As you see the stack running this site isn’t even handling character encoding well (&& in above code). The support is out there, but you have to do a little work at the application level to make it all work.
December 6th, 2005 at 5:17 am
This is a really helpful article you’ve written. I am having a bit of trouble implementing the Smarty class extension for objects though.
PHP 5 is supposed to let you interate through objects using foreach.
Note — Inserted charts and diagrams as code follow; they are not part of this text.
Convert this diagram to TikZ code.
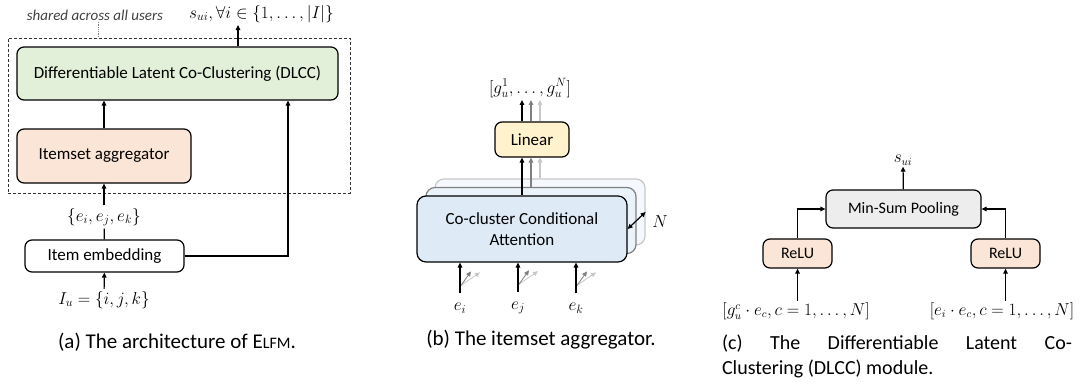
\documentclass[tikz,border=0pt]{standalone}
\usepackage{fontspec}
\setmainfont{Carlito}
\usetikzlibrary{graphs}
\usetikzlibrary{calc}
\usetikzlibrary{arrows.meta}
\definecolor{dlccgreen}{HTML}{E2F0D9}
\definecolor{aggpink}{HTML}{FBE5D6}
\definecolor{linyellow}{HTML}{FFF2CC}
\definecolor{ccablue}{HTML}{DEEBF7}
\definecolor{poolgray}{HTML}{EDEDED}
\tikzset{
  box/.style= {draw, rounded corners=7, line width=1.2, align=center, inner sep=0, font=\fontsize{17}{21}\selectfont},
  smallbox/.style= {box, font=\fontsize{16}{20}\selectfont},
  layer/.style= {box, rounded corners=9, minimum width=210, minimum height=66},
  lab/.style= {inner sep=2, font=\fontsize{17}{21}\selectfont},
  smalllab/.style= {lab, inner sep=1, font=\fontsize{16}{20}\selectfont},
  inlab/.style= {lab, inner ysep=9},
  note/.style= {inner sep=1, text=black!75, font=\itshape\fontsize{15}{18}\selectfont},
  subcap/.style= {inner sep=0, font=\fontsize{21}{25}\selectfont},
  sharedbox/.style= {draw, black!80, line width=0.8, dash pattern=on 3pt off 2pt, minimum width=342, minimum height=155},
  >={Triangle[length=5pt,width=4.5pt]},
}

\begin{document}
\begin{tikzpicture}[x=1pt, y=-1pt, line width=1.2]
  \useasboundingbox (0,0) rectangle (1083,383);

  % (a) architecture
  \node [sharedbox] (shared) at (179,115.5) {};
  \node [box, fill=dlccgreen, minimum width=321, minimum height=53] (dlcc) at (177.5,73.5) {Differentiable Latent Co-Clustering (DLCC)};
  \node [box, fill=aggpink, minimum width=174, minimum height=54] (agg) at (104,156) {Itemset aggregator};
  \node [box, minimum width=159, minimum height=32] (embed) at (104.5,256) {Item embedding};
  \node [lab] (items) at (104,217) {$\{e_i, e_j, e_k\}$};
  \node [lab] (iu) at (104,300) {$I_u = \{i, j, k\}$};
  \node [lab] (score) at (261.5,14) {$s_{ui}, \forall i \in \{1, \dots, |I|\}$};
  \node [note] (sharednote) at (95,15) {shared across all users};
  \coordinate (scoretip) at (238,25);
  \coordinate (sharedtop) at (98,38);
  \coordinate (bypass) at (288,0);

  \graph {
    (iu) -> (embed) -- (items) -> (agg);
  };
  \draw [->] (agg) -- (agg |- dlcc.south);
  \draw [->] (embed) -| (bypass |- dlcc.south);
  \draw [->] (dlcc.north -| scoretip) -- (scoretip);
  \draw [densely dotted, line width=0.8, gray] (sharednote.south -| sharedtop) -- (sharedtop);

  % (b) itemset aggregator
  \node [layer, draw=black!22, fill=ccablue!30] (layer3) at (540,212) {};
  \node [layer, draw=black!50, fill=ccablue!60] (layer2) at (531,220.5) {};
  \node [layer, fill=ccablue] (cca) at (522,229) {Co-cluster Conditional\\Attention};
  \node [box, fill=linyellow, minimum width=74, minimum height=35] (linear) at (532,139.5) {Linear};
  \node [lab] (gout) at (530,88) {$[g_u^1, \dots, g_u^N]$};
  \node [lab] (nlab) at (660,222) {$N$};
  \node [inlab] (ei) at (460,308) {$e_i$};
  \node [inlab] (ej) at (518,308) {$e_j$};
  \node [inlab] (ek) at (576,308) {$e_k$};

  \draw [->, black!22] (layer3) -- (layer3 |- linear.south);
  \draw [->, black!50] (layer2) -- (layer2 |- linear.south);
  \draw [->] (cca) -- (cca |- linear.south);
  \draw [->, black!22] (linear.north -| layer3) -- (gout.south -| layer3);
  \draw [->, black!50] (linear.north -| layer2) -- (gout.south -| layer2);
  \draw [->] (linear.north -| cca) -- (gout.south -| cca);
  \draw [<->] (cca.east) -- (layer3.east);
  \foreach \e in {ei, ej, ek} {
    \draw [->, black!22, line width=0.8] ($(\e.north)+(1,-8)$) -- ++(19,-13);
    \draw [->, black!50, line width=0.8] ($(\e.north)+(1,-8)$) -- ++(10,-14);
    \draw [->] (\e) -- (\e |- cca.south);
  }

  % (c) DLCC module
  \node [smallbox, fill=poolgray, minimum width=155, minimum height=38] (pool) at (903.5,209) {Min-Sum Pooling};
  \node [smallbox, fill=aggpink, minimum width=69, minimum height=29] (relua) at (797.5,253.5) {ReLU};
  \node [smallbox, fill=aggpink, minimum width=69, minimum height=29] (relub) at (1005.5,253.5) {ReLU};
  \node [smalllab] (sui) at (903,160) {$s_{ui}$};
  \node [smalllab] (gprod) at (796,311) {$[g_u^c \cdot e_c, c = 1, \dots, N]$};
  \node [smalllab] (eprod) at (1002,311) {$[e_i \cdot e_c, c = 1, \dots, N]$};

  \draw [->] (pool) -- (sui);
  \draw [->] (relua) |- (pool);
  \draw [->] (relub) |- (pool);
  \draw [->] (gprod.north -| relua) -- (relua);
  \draw [->] (eprod.north -| relub) -- (relub);

  % captions
  \node [subcap] (capa) at (177,342) {(a) The architecture of E{\fontsize{16}{25}\selectfont LFM}.};
  \node [subcap] (capb) at (541,340) {(b) The itemset aggregator.};
  \node [subcap, text width=350, align=justify, font=\fontsize{20}{25}\selectfont] (capc) at (897,356) {(c) The Differentiable Latent Co-\linebreak Clustering (DLCC) module.};
\end{tikzpicture}
\end{document}
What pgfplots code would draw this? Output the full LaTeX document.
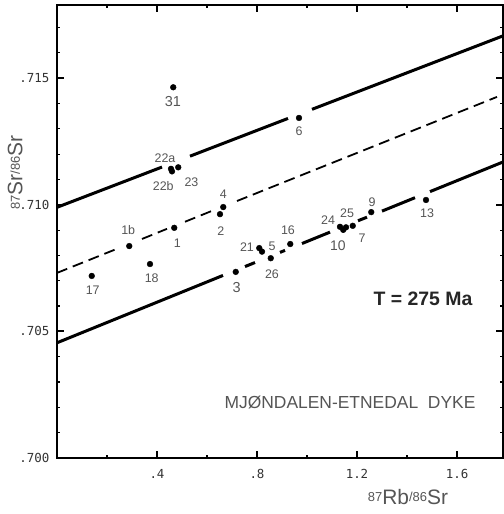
\documentclass[border=0pt]{standalone}
\usepackage{fontspec}
\setmainfont{Liberation Sans}
\newfontfamily\monofont{DejaVu Sans Mono}
\usepackage{pgfplots}
\pgfplotsset{compat=1.18}
\definecolor{lab}{HTML}{555555}
\definecolor{tlab}{HTML}{333333}
\newcommand{\sm}[1]{\raisebox{2.5bp}{\fontsize{13}{13}\selectfont #1}}
\newcommand{\bg}{\fontsize{21}{21}\selectfont}
\newcommand{\lb}{\fontsize{12.5}{12.5}\selectfont}
\begin{document}
\begin{tikzpicture}
\path[use as bounding box] (-57bp,-56bp) rectangle (447bp,458bp);
\begin{axis}[
  scale only axis, width=446bp, height=453bp,
  xmin=0, xmax=1.784, ymin=0.700, ymax=0.71789,
  axis line style={line width=2.5bp},
  tick align=inside,
  xtick={0.4,0.8,1.2,1.6}, xticklabels={.4,.8,1.2,1.6},
  ytick={0.700,0.705,0.710,0.715}, yticklabels={.700,.705,.710,.715},
  minor xtick={0.2,0.6,1.0,1.4},
  minor ytick={0.701,0.702,0.703,0.704,0.706,0.707,0.708,0.709,0.711,0.712,0.713,0.714,0.716,0.717},
  major tick length=7bp, minor tick length=3.5bp,
  major tick style={line width=1.8bp, black},
  minor tick style={line width=1.2bp, black},
  ticklabel style={font=\monofont\fontsize{12.5}{12.5}\selectfont, text=tlab},
  xticklabel style={yshift=-8bp},
  yticklabel style={xshift=-4bp},
  xlabel={\sm{87}\bg Rb\sm{/86}\bg Sr},
  ylabel={\sm{87}\bg Sr\sm{/86}\bg Sr},
  x label style={at={(axis description cs:0.787,-0.0861)}, anchor=center, text=lab},
  y label style={at={(axis description cs:-0.094,0.63)}, anchor=center, text=lab},
]
% upper isochron
\addplot[black, line width=3bp] coordinates {(0,0.7099) (0.42,0.71149)};
\addplot[black, line width=3bp] coordinates {(0.532,0.71192) (0.924,0.71341)};
\addplot[black, line width=3bp] coordinates {(1.02,0.71377) (1.784,0.71667)};
% lower isochron
\addplot[black, line width=3bp] coordinates {(0,0.70455) (0.664,0.70721)};
\addplot[black, line width=3bp] coordinates {(0.752,0.70756) (0.792,0.70772)};
\addplot[black, line width=3bp] coordinates {(0.892,0.70812) (0.912,0.7082)};
\addplot[black, line width=3bp] coordinates {(0.98,0.70847) (1.092,0.70892)};
\addplot[black, line width=3bp] coordinates {(1.204,0.70937) (1.24,0.70951)};
\addplot[black, line width=3bp] coordinates {(1.30,0.70975) (1.432,0.71028)};
\addplot[black, line width=3bp] coordinates {(1.492,0.71052) (1.784,0.71169)};
% dashed reference line
\addplot[black, line width=1.8bp, dash pattern=on 11bp off 6bp] coordinates {(0,0.70731) (0.252,0.70831)};
\addplot[black, line width=1.8bp, dash pattern=on 11bp off 6bp] coordinates {(0.34,0.70865) (0.44,0.70905)};
\addplot[black, line width=1.8bp, dash pattern=on 11bp off 6bp] coordinates {(0.512,0.70933) (0.62,0.70976)};
\addplot[black, line width=1.8bp, dash pattern=on 11bp off 6bp] coordinates {(0.72,0.71015) (1.76,0.71426)};
% samples
\addplot[only marks, mark=*, mark size=2.9bp, black] coordinates {
(0.465,0.71464) (0.456,0.71142) (0.460,0.71132) (0.485,0.71148)
(0.665,0.70991) (0.652,0.70963) (0.469,0.70909) (0.289,0.70837)
(0.372,0.70766) (0.139,0.70719) (0.715,0.70735) (0.809,0.70829)
(0.820,0.70815) (0.855,0.70789) (0.933,0.70845) (1.132,0.70913)
(1.145,0.70901) (1.156,0.70911) (1.183,0.70917) (1.257,0.70971)
(1.476,0.71019) (0.968,0.71343)};
% sample labels
\begin{scope}[every node/.style={text=lab, inner sep=0pt, font=\lb}]
\node at (axis cs:0.464,0.71406) {\fontsize{14.5}{14.5}\selectfont 31};
\node at (axis cs:0.432,0.71185) {22a};
\node at (axis cs:0.425,0.71075) {22b};
\node at (axis cs:0.538,0.71088) {23};
\node at (axis cs:0.968,0.71292) {6};
\node at (axis cs:0.285,0.70901) {1b};
\node at (axis cs:0.481,0.70848) {1};
\node at (axis cs:0.655,0.70897) {2};
\node at (axis cs:0.665,0.71040) {4};
\node at (axis cs:0.143,0.70664) {17};
\node at (axis cs:0.379,0.70709) {18};
\node at (axis cs:0.719,0.70675) {\fontsize{14.5}{14.5}\selectfont 3};
\node at (axis cs:0.760,0.70834) {21};
\node at (axis cs:0.860,0.70838) {5};
\node at (axis cs:0.860,0.70727) {26};
\node at (axis cs:0.924,0.70901) {16};
\node at (axis cs:1.084,0.70940) {24};
\node at (axis cs:1.124,0.70838) {\fontsize{14}{14}\selectfont 10};
\node at (axis cs:1.160,0.70968) {25};
\node at (axis cs:1.220,0.70869) {7};
\node at (axis cs:1.260,0.71012) {9};
\node at (axis cs:1.480,0.70968) {13};
\end{scope}
\node[text=black!85, font=\bfseries\fontsize{19.5}{19.5}\selectfont, inner sep=0pt] at (axis cs:1.464,0.70629) {T = 275 Ma};
\node[text=lab, font=\fontsize{17.5}{17.5}\selectfont, inner sep=0pt] at (axis cs:1.172,0.70218) {MJØNDALEN-ETNEDAL\ \ DYKE};
\end{axis}
\end{tikzpicture}
\end{document}
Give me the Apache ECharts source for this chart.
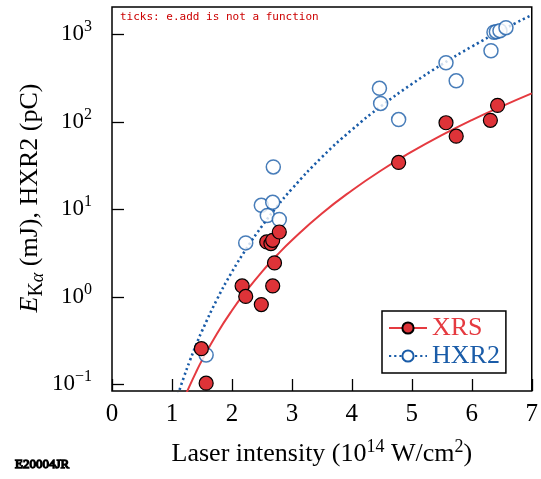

In the second line of function utf8_encode_array i changed it to this:
if (is_array($var) || is_object($var)) {but the I got the fatal error:
Cannot use object of type (myObjectName) as array in blah blah blah.
Looking at the smarty code, I don’t really understand how they implement the objects either in the assign function.
Any thoughts on all this?
December 6th, 2005 at 12:27 pm
I haven’t tried this, but I’m guessing you’re almost there. It’s probably just that you can’t use array syntax to access the object’s members in the foreach. So you need to do something like this instead:
function utf8_encode_anything($var) { if (is_array($var)) { foreach($var as $key => $value) { $var[$key] = $this->utf8_encode_anything($var[$key]); } } elseif (is_object($var)) { foreach($var as $key => $value) { $var->key = $this->utf8_encode_anything($var->key); } } else { $var = utf8_encode($var); } return $var; } }Hope this helps!
January 18th, 2006 at 2:09 pm
[...] Susan’s photojournalism site, launches today. We’ve been working on it for a few months. Although it’s no great shakes design-wise, thisall the Unicode investigations, as well as a host of other best-practices magic. Try the GMap. I’m also proud to announce that Susan has released the web versions of her photos under aCreative Commons license. # [...]
January 23rd, 2006 at 2:34 pm
Update: it looks like a charset argument has been added to the escape modifiers in Smarty 2.6.11, so the original hack is no longer necessary. Instead, you might want to change the default argument for the escape function (line 22) from ‘ISO-8859-1′ to ‘UTF-8′ so you don’t have to pass it every time.